Where <consolidated.00.pth>
and <params.json>
are the paths to the downloaded model files, found in llama3/Meta-Llama-3-8B by default.
Due to the larger vocabulary size of Llama 3, you should quantize the embeddings with --embedding-quantize 4,32
to further reduce the model size.
Follow the steps in this section, if you want to deploy and run a smaller model for educational purposes instead of the full Llama 3 8B model.
From the executorch
root directory follow these steps:
Download stories110M.pt
and tokenizer.model
from Github.
wget "https://huggingface.co/karpathy/tinyllamas/resolve/main/stories110M.pt"
wget "https://raw.githubusercontent.com/karpathy/llama2.c/master/tokenizer.model"
Create params file.
echo '{"dim": 768, "multiple_of": 32, "n_heads": 12, "n_layers": 12, "norm_eps": 1e-05, "vocab_size": 32000}' > params.json
Export model and generate .pte
file.
python -m examples.models.llama2.export_llama -c stories110M.pt -p params.json -X
Create tokenizer.bin.
python -m examples.models.llama2.tokenizer.tokenizer -t tokenizer.model -o tokenizer.bin
You can evaluate model accuracy using the same arguments as above:
python -m examples.models.llama2.eval_llama -c <consolidated.00.pth> -p <params.json> -t <tokenizer.model> -d fp32 --max_seq_len 2048 --limit 1000
Model evaluation without a GPU will take a long time. On a MacBook with an M3 chip and 18GB RAM this took 10+ hours.

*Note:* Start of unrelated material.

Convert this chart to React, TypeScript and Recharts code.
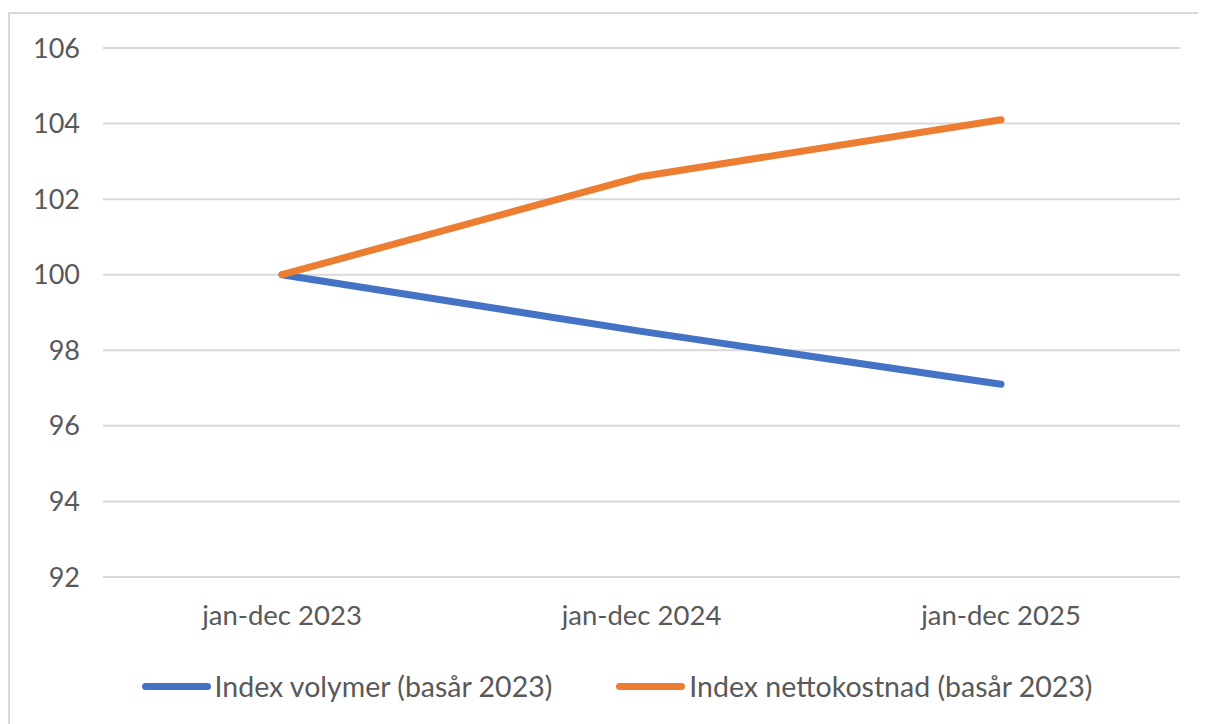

Before running models on a smartphone, you can validate them on your development computer.
Follow the steps below to build ExecuTorch and the Llama runner to run models.

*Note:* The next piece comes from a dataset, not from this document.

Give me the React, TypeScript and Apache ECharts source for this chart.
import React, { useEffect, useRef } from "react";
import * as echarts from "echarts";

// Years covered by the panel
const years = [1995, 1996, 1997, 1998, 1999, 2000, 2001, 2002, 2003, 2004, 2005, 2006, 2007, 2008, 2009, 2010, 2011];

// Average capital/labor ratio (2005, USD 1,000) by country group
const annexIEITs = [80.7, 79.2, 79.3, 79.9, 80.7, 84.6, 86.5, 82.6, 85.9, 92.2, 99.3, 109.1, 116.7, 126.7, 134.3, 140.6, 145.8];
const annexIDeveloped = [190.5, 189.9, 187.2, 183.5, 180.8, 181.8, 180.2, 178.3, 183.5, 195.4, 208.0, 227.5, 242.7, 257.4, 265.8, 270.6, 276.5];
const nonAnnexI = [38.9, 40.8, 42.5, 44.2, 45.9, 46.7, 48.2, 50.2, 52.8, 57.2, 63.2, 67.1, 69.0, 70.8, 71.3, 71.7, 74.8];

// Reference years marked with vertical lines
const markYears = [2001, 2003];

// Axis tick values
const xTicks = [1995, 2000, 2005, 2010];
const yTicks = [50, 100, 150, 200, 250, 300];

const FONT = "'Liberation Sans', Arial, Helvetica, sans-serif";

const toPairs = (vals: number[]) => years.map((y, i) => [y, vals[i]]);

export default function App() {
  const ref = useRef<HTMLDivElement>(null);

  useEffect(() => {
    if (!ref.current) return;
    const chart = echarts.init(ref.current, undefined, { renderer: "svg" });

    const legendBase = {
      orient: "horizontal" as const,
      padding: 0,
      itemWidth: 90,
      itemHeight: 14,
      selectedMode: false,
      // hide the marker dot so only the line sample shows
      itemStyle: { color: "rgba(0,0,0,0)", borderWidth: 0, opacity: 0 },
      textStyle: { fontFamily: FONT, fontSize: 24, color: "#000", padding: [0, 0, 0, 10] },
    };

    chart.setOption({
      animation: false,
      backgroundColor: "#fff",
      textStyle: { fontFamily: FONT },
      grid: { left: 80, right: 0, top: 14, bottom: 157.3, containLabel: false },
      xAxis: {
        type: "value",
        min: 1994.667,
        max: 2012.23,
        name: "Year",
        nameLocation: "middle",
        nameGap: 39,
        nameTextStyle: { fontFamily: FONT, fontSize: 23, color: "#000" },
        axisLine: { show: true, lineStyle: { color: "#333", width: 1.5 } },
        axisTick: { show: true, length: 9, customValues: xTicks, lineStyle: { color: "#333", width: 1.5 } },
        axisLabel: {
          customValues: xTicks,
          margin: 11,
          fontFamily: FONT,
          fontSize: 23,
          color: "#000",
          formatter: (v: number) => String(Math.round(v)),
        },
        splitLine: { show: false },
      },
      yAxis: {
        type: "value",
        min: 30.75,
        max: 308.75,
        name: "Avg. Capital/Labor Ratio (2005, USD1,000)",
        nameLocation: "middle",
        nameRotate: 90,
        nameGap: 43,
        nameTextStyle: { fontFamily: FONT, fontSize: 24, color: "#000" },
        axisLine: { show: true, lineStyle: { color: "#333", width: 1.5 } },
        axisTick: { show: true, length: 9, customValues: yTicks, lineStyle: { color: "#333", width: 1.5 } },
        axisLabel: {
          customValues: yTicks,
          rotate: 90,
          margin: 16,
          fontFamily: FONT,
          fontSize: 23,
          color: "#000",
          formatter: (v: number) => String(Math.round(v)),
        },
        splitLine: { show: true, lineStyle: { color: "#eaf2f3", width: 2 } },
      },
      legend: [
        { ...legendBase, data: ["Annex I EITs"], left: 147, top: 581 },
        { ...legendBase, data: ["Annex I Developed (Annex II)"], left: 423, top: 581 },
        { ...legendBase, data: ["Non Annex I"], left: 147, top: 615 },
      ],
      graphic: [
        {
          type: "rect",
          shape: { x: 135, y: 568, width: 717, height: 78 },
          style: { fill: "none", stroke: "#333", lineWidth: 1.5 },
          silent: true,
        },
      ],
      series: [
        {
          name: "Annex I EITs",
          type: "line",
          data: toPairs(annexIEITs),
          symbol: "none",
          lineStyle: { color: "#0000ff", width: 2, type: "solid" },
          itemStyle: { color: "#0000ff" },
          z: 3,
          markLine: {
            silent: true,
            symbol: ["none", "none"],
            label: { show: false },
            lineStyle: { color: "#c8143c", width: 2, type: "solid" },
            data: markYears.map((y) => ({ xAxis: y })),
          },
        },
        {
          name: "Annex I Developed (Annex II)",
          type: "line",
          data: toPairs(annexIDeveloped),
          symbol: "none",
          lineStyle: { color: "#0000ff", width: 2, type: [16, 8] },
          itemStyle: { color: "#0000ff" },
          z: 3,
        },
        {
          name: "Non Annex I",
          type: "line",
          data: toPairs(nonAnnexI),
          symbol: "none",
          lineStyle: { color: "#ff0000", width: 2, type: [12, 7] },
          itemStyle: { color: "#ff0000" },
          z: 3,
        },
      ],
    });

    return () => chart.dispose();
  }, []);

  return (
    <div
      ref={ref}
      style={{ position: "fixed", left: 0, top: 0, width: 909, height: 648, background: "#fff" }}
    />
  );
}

Build executorch with optimized CPU performance:
cmake -DPYTHON_EXECUTABLE=python \
-DCMAKE_INSTALL_PREFIX=cmake-out \
-DEXECUTORCH_ENABLE_LOGGING=1 \
-DCMAKE_BUILD_TYPE=Release \
-DEXECUTORCH_BUILD_EXTENSION_MODULE=ON \
-DEXECUTORCH_BUILD_EXTENSION_DATA_LOADER=ON \
-DEXECUTORCH_BUILD_XNNPACK=ON \
-DEXECUTORCH_BUILD_KERNELS_QUANTIZED=ON \
-DEXECUTORCH_BUILD_KERNELS_OPTIMIZED=ON \
-DEXECUTORCH_BUILD_KERNELS_CUSTOM=ON \
-Bcmake-out .
cmake --build cmake-out -j16 --target install --config Release
The CMake build options are available on GitHub .
Build the Llama runner:
For Llama 3, add -DEXECUTORCH_USE_TIKTOKEN=ON
option.
If you are building on a Mac, there is currently an
open bug
that adds a --gc-sections
flag to ld options. You need to remove this flag for Mac by opening examples/models/llama2/CMakeLists.txt
and removing these lines:
if(CMAKE_BUILD_TYPE STREQUAL "Release")
target_link_options(llama_main PRIVATE "LINKER:--gc-sections,-s")
endif()
Run cmake:
cmake -DPYTHON_EXECUTABLE=python \
-DCMAKE_INSTALL_PREFIX=cmake-out \
-DCMAKE_BUILD_TYPE=Release \
-DEXECUTORCH_BUILD_KERNELS_CUSTOM=ON \
-DEXECUTORCH_BUILD_KERNELS_OPTIMIZED=ON \
-DEXECUTORCH_BUILD_XNNPACK=ON \
-DEXECUTORCH_BUILD_KERNELS_QUANTIZED=ON \
-Bcmake-out/examples/models/llama2 \
examples/models/llama2
cmake --build cmake-out/examples/models/llama2 -j16 --config Release
Run the model:
cmake-out/examples/models/llama2/llama_main --model_path=<model pte file> --tokenizer_path=<tokenizer.bin> --prompt=<prompt>
The run options are available on GitHub .
For Llama 3, you can pass the original tokenizer.model
(without converting to .bin
file).